- _Problem details_: Take the lines of the data below from the very first through the line containing "y_ticks = [5, 7, 9, 11, 13, 15]" and output them exactly, pictures excluded.

— Begin Dataset section —

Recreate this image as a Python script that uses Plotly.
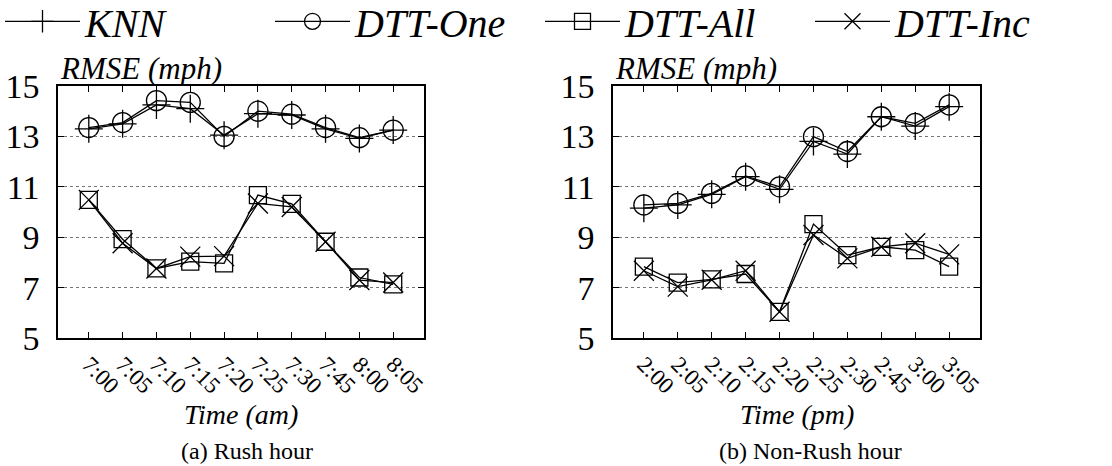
import plotly.graph_objects as go

# ---------------- data ----------------
rush_times = ["7:00", "7:05", "7:10", "7:15", "7:20", "7:25", "7:30", "7:45", "8:00", "8:05"]
rush_knn = [13.3, 13.5, 14.25, 14.1, 13.05, 13.9, 13.85, 13.3, 12.92, 13.25]
rush_one = [13.35, 13.55, 14.42, 14.35, 13.0, 14.0, 13.88, 13.35, 12.95, 13.25]
rush_all = [10.48, 8.92, 7.76, 8.03, 7.96, 10.67, 10.32, 8.82, 7.4, 7.13]
rush_inc = [10.48, 8.76, 7.76, 8.23, 8.25, 10.34, 10.2, 8.82, 7.3, 7.2]

non_times = ["2:00", "2:05", "2:10", "2:15", "2:20", "2:25", "2:30", "2:45", "3:00", "3:05"]
non_knn = [10.15, 10.28, 10.7, 11.4, 10.9, 12.8, 12.3, 13.78, 13.41, 14.18]
non_one = [10.28, 10.34, 10.74, 11.43, 11.0, 12.99, 12.4, 13.78, 13.52, 14.25]
non_all = [7.83, 7.2, 7.33, 7.54, 6.04, 9.52, 8.29, 8.62, 8.49, 7.83]
non_inc = [7.67, 7.04, 7.31, 7.67, 6.04, 9.09, 8.16, 8.62, 8.76, 8.32]

y_ticks = [5, 7, 9, 11, 13, 15]

series_names = ["KNN", "DTT-One", "DTT-All", "DTT-Inc"]
series_symbols = ["cross-thin-open", "circle-open", "square-open", "x-thin-open"]
series_sizes = [20, 20, 17, 20]

FONT = "Liberation Serif, Times New Roman, serif"
W, H = 1112, 466


def fx(px):
    return px / W


def fy(py):
    return 1 - py / H


fig = go.Figure()

panels = [
    (rush_times, [rush_knn, rush_one, rush_all, rush_inc], "x", "y"),
    (non_times, [non_knn, non_one, non_all, non_inc], "x2", "y2"),
]

for pi, (cats, vals, xa, ya) in enumerate(panels):
    for si, v in enumerate(vals):
        fig.add_trace(go.Scatter(
            x=cats, y=v, xaxis=xa, yaxis=ya,
            mode="lines+markers",
            name=series_names[si],
            legendgroup=series_names[si],
            showlegend=(pi == 0),
            line=dict(color="black", width=1.3),
            marker=dict(symbol=series_symbols[si], size=series_sizes[si],
                        color="black", line=dict(color="black", width=1.3)),
        ))

axis_common = dict(
    showline=True, linecolor="black", linewidth=1.5, mirror="ticks",
    ticks="inside", ticklen=6, tickcolor="black", tickwidth=1,
    zeroline=False,
)

xcommon = dict(axis_common, type="category", tickangle=45, showgrid=False,
               tickfont=dict(family=FONT, size=23, color="black"),
               ticklabelstandoff=2, automargin=False)
ycommon = dict(axis_common, range=[5, 15], tickvals=y_ticks,
               showgrid=True, gridcolor="#777", griddash="dot", gridwidth=1,
               tickfont=dict(family=FONT, size=34, color="black"),
               ticklabelstandoff=10, automargin=False)

fig.update_layout(
    width=W, height=H,
    template="none",
    margin=dict(l=0, r=0, t=0, b=0, autoexpand=False),
    paper_bgcolor="white", plot_bgcolor="white",
    xaxis=dict(xcommon, domain=[fx(58), fx(424)], anchor="y"),
    yaxis=dict(ycommon, domain=[fy(338), fy(86)], anchor="x"),
    xaxis2=dict(xcommon, domain=[fx(613), fx(980)], anchor="y2"),
    yaxis2=dict(ycommon, domain=[fy(338), fy(86)], anchor="x2"),
    legend=dict(
        orientation="h", x=0.0, xanchor="left", y=1.024, yanchor="top",
        font=dict(family=FONT, size=40, color="black", style="italic"),
        bgcolor="rgba(0,0,0,0)", itemwidth=75, tracegroupgap=0,
        entrywidth=180, entrywidthmode="pixels",
    ),
)

annotations = []
for xr, xt, cap, capshift in [("x domain", "Time (am)", "(a) Rush hour", 6),
                               ("x2 domain", "Time (pm)", "(b) Non-Rush hour", 14)]:
    annotations.append(dict(
        xref=xr, yref="paper", x=0, y=fy(68), xanchor="left", yanchor="middle",
        text="RMSE (mph)", showarrow=False,
        font=dict(family=FONT, size=31, color="black", style="italic"),
    ))
    annotations.append(dict(
        xref=xr, yref="paper", x=0.5, y=fy(414), xanchor="center", yanchor="middle",
        text=xt, showarrow=False,
        font=dict(family=FONT, size=28, color="black", style="italic"),
    ))
    annotations.append(dict(
        xref=xr, yref="paper", x=0.5, y=fy(451), xanchor="center", yanchor="middle",
        text=cap, showarrow=False, xshift=capshift,
        font=dict(family=FONT, size=24, color="black"),
    ))
fig.update_layout(annotations=annotations)

fig.write_html("out.html", config={"displayModeBar": False},
               post_script="document.body.style.margin='0';")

— End Dataset section —

- _Result of this exercise_:
Recreate this image as a Python script that uses Plotly.
import plotly.graph_objects as go

# ---------------- data ----------------
rush_times = ["7:00", "7:05", "7:10", "7:15", "7:20", "7:25", "7:30", "7:45", "8:00", "8:05"]
rush_knn = [13.3, 13.5, 14.25, 14.1, 13.05, 13.9, 13.85, 13.3, 12.92, 13.25]
rush_one = [13.35, 13.55, 14.42, 14.35, 13.0, 14.0, 13.88, 13.35, 12.95, 13.25]
rush_all = [10.48, 8.92, 7.76, 8.03, 7.96, 10.67, 10.32, 8.82, 7.4, 7.13]
rush_inc = [10.48, 8.76, 7.76, 8.23, 8.25, 10.34, 10.2, 8.82, 7.3, 7.2]

non_times = ["2:00", "2:05", "2:10", "2:15", "2:20", "2:25", "2:30", "2:45", "3:00", "3:05"]
non_knn = [10.15, 10.28, 10.7, 11.4, 10.9, 12.8, 12.3, 13.78, 13.41, 14.18]
non_one = [10.28, 10.34, 10.74, 11.43, 11.0, 12.99, 12.4, 13.78, 13.52, 14.25]
non_all = [7.83, 7.2, 7.33, 7.54, 6.04, 9.52, 8.29, 8.62, 8.49, 7.83]
non_inc = [7.67, 7.04, 7.31, 7.67, 6.04, 9.09, 8.16, 8.62, 8.76, 8.32]

y_ticks = [5, 7, 9, 11, 13, 15]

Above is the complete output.